For completeness, the offending \\" malformed field value comes from the occurrenceRemarks of https://scan-bugs.org/portal/collections/individual/index.php?occid=26225229:

"Labels: ""granulat-/ tus, S \\"; ""T. Say/ Type""; ""Anametis/ grisea/ H""; ""MCZ SYNTYPE/ 36086/ R. L. Hawkins/ 2017.iii.07"""
jhpoelen commented 4 years ago

Also note that https://www.gbif.org/occurrence/1438640852 does appear to have the correctly escaped occurrence remarks:

Labels: "granulat-/ tus, S \"; "T. Say/ Type"; "Anametis/ grisea/ H"; "MCZ SYNTYPE/ 36086/ R. L. Hawkins/ 2017.iii.07"
neilcobb commented 4 years ago

@jhpoelen @evindunn

I post all SCAN issues on https://github.com/scan-bugs-org/scan/issues

Thanks for pointing this out

neilcobb commented 4 years ago

@jhpoelen

The mcz should not have had a DwC-A on SCAN, I removed it. They are a snapshot collection and serve data via their own IPT. Ironically, I assume you would not have found the bug otherwise?
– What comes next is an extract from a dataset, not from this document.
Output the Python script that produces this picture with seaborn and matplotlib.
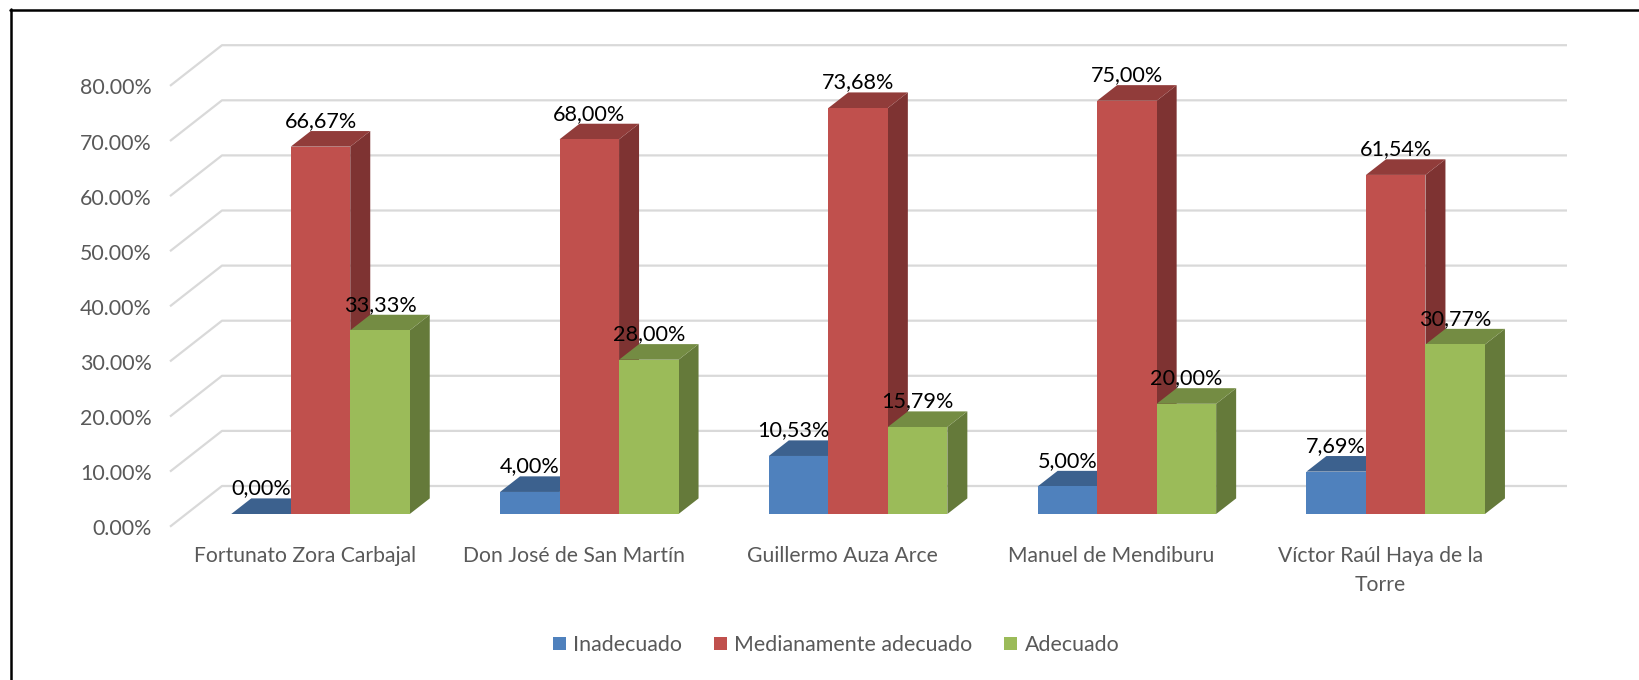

jhpoelen commented 4 years ago

Great! The MCZ collection (that should not have been there) definitely helped find the suspected Symbiota bug.

jhpoelen commented 4 years ago

@neilcobb as an administrator, you should be able to transfer this issue to https://github.com/scan-bugs-org/scan/issues .

neilcobb commented 4 years ago

@jhpoelen

As far as I know I am not an admin of this Github project. But if this is a Symbiota bug it may go beyond SCAN

jhpoelen commented 4 years ago

As far as I can tell, this is a general symbiota bug.